Indeed, using lastIndex is slower, but the order of magnitude is quite surprising .
So, let's deep dive into it :)
I slightly change your test, to move a "critical sections" to functions, and not use IO, variables reassignment, allocation, etc. while testing:
// actually, we should remove time-calculation from those methods
// as they are not important in the test we perform here
// 
// btw. kotlin supports time measurment in its standard library :)
// https://kotlinlang.org/api/latest/jvm/stdlib/kotlin.system/measure-time-millis.html 
fun bySizeMinusOne(): Long {
    val tar = 2
    val nums = intArrayOf(0, 1, 2, 2, 3, 0, 4, 2)
    var count = 0
    var i = 0
    val begin = System.nanoTime()
    val n = nums.size - 1
    while (i <= n) {
        if (nums[i] != tar) {
            nums[count++] = nums[i]
        }
        i++
    }
    val end = System.nanoTime()
    return end - begin
}
fun byLastIndex(): Long {
    val tar = 2
    val nums = intArrayOf(0, 1, 2, 2, 3, 0, 4, 2)
    var count = 0
    var i = 0
    val begin = System.nanoTime()
    val n = nums.lastIndex
    // val n = nums.size - 1
    while (i <= n) {
        if (nums[i] != tar) {
            nums[count++] = nums[i]
        }
        i++
    }
    val end = System.nanoTime()
    return end - begin
}
So, let's run our tests:
fun main() {
    val bySize = bySizeMinusOne()
    val byLastIndex = byLastIndex()
    println(bySize)
    println(byLastIndex)
}
Is printing:
1090
22942410
So, a next step to find out what's going on is to decompile our code.
The only difference is
> size minus one
L5
 LINENUMBER 16 L5
 ALOAD 1
 ARRAYLENGTH
 ICONST_1
 ISUB
 ISTORE 6
> last index
L5  
 LINENUMBER 35 L5   
 ALOAD 1    
 INVOKESTATIC kotlin/collections/ArraysKt.getLastIndex ([I)I    
 ISTORE 6   
And here we are. It's not so simple to call another class, as JVM needs to load the class.
So, let's "improve" our testing by pre-loading methods/classes we need:
fun main() {
    // preload
    val array = intArrayOf() // load class
    array.size
    array.lastIndex
    val byLastIndex = byLastIndex()
    val bySize = bySizeMinusOne()
    println(bySize)
    println(byLastIndex)
}
Then we get something like:
420
1620
So the overhead is expected (we can see the difference in the bytecode).

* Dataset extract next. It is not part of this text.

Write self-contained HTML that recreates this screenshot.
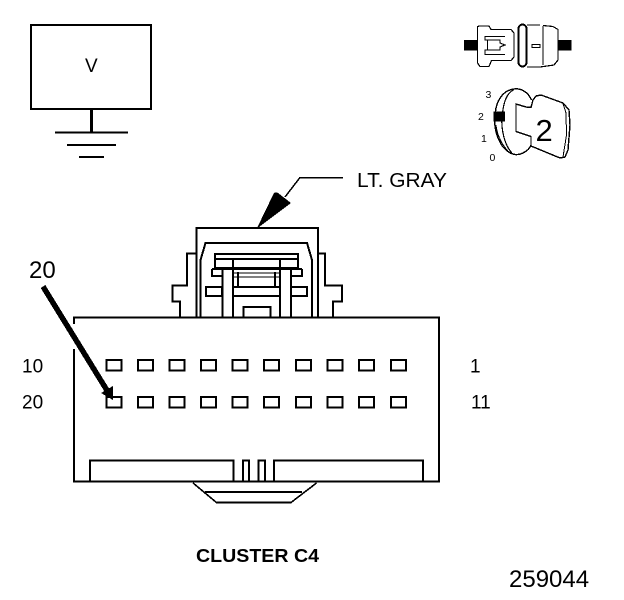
<!DOCTYPE html>
<html>
<head>
<meta charset="utf-8">
<style>
html,body{margin:0;padding:0;background:#fff;}
svg{display:block;shape-rendering:crispEdges;}
text{font-family:"Liberation Sans",sans-serif;fill:#000;}
</style>
</head>
<body>
<svg width="624" height="600" viewBox="0 0 624 600" xmlns="http://www.w3.org/2000/svg" fill="none" stroke="#000" stroke-width="2">
<!-- V box and ground -->
<rect x="31" y="25" width="120" height="84" stroke-width="2.4"/>
<path d="M91.5 109V133" stroke-width="3"/>
<path d="M55 132.5H128M67 145H116M79 157H104" stroke-width="2"/>
<text x="85" y="72" font-size="19" stroke="none">V</text>

<!-- Top-right connector icon -->
<rect x="464" y="40" width="13.5" height="10.5" fill="#000" stroke="none"/>
<rect x="558" y="40" width="13.5" height="10.5" fill="#000" stroke="none"/>
<path d="M477 27L479 26H489L491 29.5H511L514 33V57L511 60.5H491.5L489 66.5H480L477.5 63V27Z" stroke-width="1.2"/>
<path d="M505 36.5H485V40H487.5V50H485V54.5H505M487.5 40H500V43L505 45L500 47V50H487.5" stroke-width="1.2"/>
<rect x="518.5" y="24.5" width="8" height="42" rx="4" stroke-width="2"/>
<path d="M527 25H540" stroke-width="1.2"/>
<path d="M543 25.5L553 26.5L558 29.5V60L554 65L540 67H527" stroke-width="1.2"/>
<path d="M543 26V65" stroke-width="1"/>
<rect x="532" y="44.5" width="8" height="3" stroke-width="1"/>

<!-- Key icon -->
<path d="M531.5 100C528 92 521 88 514 89C504 90 498 99 496 108C493 122 495 136 503 147C510 155 517 156 523 153C527 151 530 148 531 145" stroke-width="1.4"/>
<path d="M514 89.5C505 94 503 106 502 118C501 130 505 146 512 153" stroke-width="1.2"/>
<path d="M496 125C497 135 502 145 508 151" stroke-width="1"/>
<path d="M533 100L536 96L541 95L563 103L569 110L570 125L568 150L565 157L560 158L531 146L531 136.5L516 131.5V104L526 107L531 107.5L533 100Z" stroke-width="1.4"/>
<path d="M563 103.5L566 113L566.500 135L563 157" stroke-width="1"/>
<rect x="493.500" y="111.700" width="11.500" height="10" fill="#000" stroke="none"/>
<text x="535.500" y="141" font-size="31" stroke="none">2</text>
<text x="485.500" y="98" font-size="10.500" stroke="none">3</text>
<text x="478" y="120" font-size="10.500" stroke="none">2</text>
<text x="481" y="142" font-size="10.500" stroke="none">1</text>
<text x="489.500" y="161" font-size="10.500" stroke="none">0</text>

<!-- LT. GRAY leader -->
<path d="M343 177.500H300L285 197" stroke-width="1.500"/>
<path d="M257.500 227L273 195C274 192 276 192 278 193L291 203L259 227Z" fill="#000" stroke="none"/>
<text x="357" y="187" font-size="20" textLength="90" lengthAdjust="spacingAndGlyphs" stroke="none">LT. GRAY</text>

<!-- Connector top -->
<path d="M196.500 317V228H318V317" stroke-width="2.400"/>
<path d="M200.500 317V260L205.500 243H307L312 260V317" stroke-width="2"/>
<path d="M196 253.500H187V285.500H172.500V301.500H180V317" stroke-width="2"/>
<path d="M318 253.500H325V285.500H342V301.500H333V317" stroke-width="2"/>
<rect x="215" y="254" width="83" height="14" stroke-width="2"/>
<path d="M216 259H297" stroke-width="2"/>
<path d="M212 269H302" stroke-width="2"/>
<path d="M212 269V276H222M302 269V276H291" stroke-width="2"/>
<path d="M222.500 269V317M233 259V317M280 259V317M291 269V317" stroke-width="2"/>
<path d="M233 273H280M233 277H280" stroke-width="1"/>
<path d="M238 272V287M275 272V287M233 287H280M233 296H280" stroke-width="2"/>
<rect x="206" y="287" width="16" height="9" stroke-width="2"/>
<rect x="291" y="287" width="16" height="9" stroke-width="2"/>
<path d="M243.500 317V307H270.500V317" stroke-width="2"/>

<!-- Main body -->
<path d="M74 324V317.500H439V481.500H74V349" stroke-width="2.200"/>
<path d="M90 481V460.500H233.500V481" stroke-width="2"/>
<path d="M274 481V460.500H423V481" stroke-width="2"/>
<path d="M243 481V460.500H249V481M258.500 481V460.500H265V481" stroke-width="2"/>
<path d="M193 483L216.500 502.500H291L316.500 483M205 492H302" stroke-width="1.600"/>

<!-- Pins -->
<g stroke-width="1.800">
<rect x="106.500" y="360" width="15" height="10.500"/>
<rect x="138" y="360" width="15" height="10.500"/>
<rect x="169.500" y="360" width="15" height="10.500"/>
<rect x="201" y="360" width="15" height="10.500"/>
<rect x="232.500" y="360" width="15" height="10.500"/>
<rect x="264" y="360" width="15" height="10.500"/>
<rect x="296" y="360" width="15" height="10.500"/>
<rect x="327.500" y="360" width="15" height="10.500"/>
<rect x="359" y="360" width="15" height="10.500"/>
<rect x="391" y="360" width="15" height="10.500"/>
<rect x="106.500" y="397" width="15" height="10.500"/>
<rect x="138" y="397" width="15" height="10.500"/>
<rect x="169.500" y="397" width="15" height="10.500"/>
<rect x="201" y="397" width="15" height="10.500"/>
<rect x="232.500" y="397" width="15" height="10.500"/>
<rect x="264" y="397" width="15" height="10.500"/>
<rect x="296" y="397" width="15" height="10.500"/>
<rect x="327.500" y="397" width="15" height="10.500"/>
<rect x="359" y="397" width="15" height="10.500"/>
<rect x="391" y="397" width="15" height="10.500"/>
</g>

<!-- Pin 20 arrow -->
<path d="M43 286.500L108 392" stroke-width="5.500"/>
<path d="M113 400L101 393L113 386Z" fill="#000" stroke="none"/>

<!-- Labels -->
<text x="29" y="278" font-size="24" stroke="none">20</text>
<text x="22" y="372.500" font-size="19" stroke="none">10</text>
<text x="22" y="408.500" font-size="19" stroke="none">20</text>
<text x="470" y="372.500" font-size="19" stroke="none">1</text>
<text x="471" y="408.500" font-size="19" stroke="none">11</text>
<text x="196" y="562" font-size="18" font-weight="bold" textLength="123" lengthAdjust="spacingAndGlyphs" stroke="none">CLUSTER C4</text>
<text x="509" y="587" font-size="24" stroke="none">259044</text>
</svg>
</body>
</html>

There is another aspect - when compiling a production-ready jar, there can be a number of optimizations applied. Whenever testing such things, we need to remember to move the critical section to a function which is not including things we have mentioned here (IO, memory allocation etc.). And we should not rely on one result - we should run tests multiple time and check things like average, max/min, percentiles etc.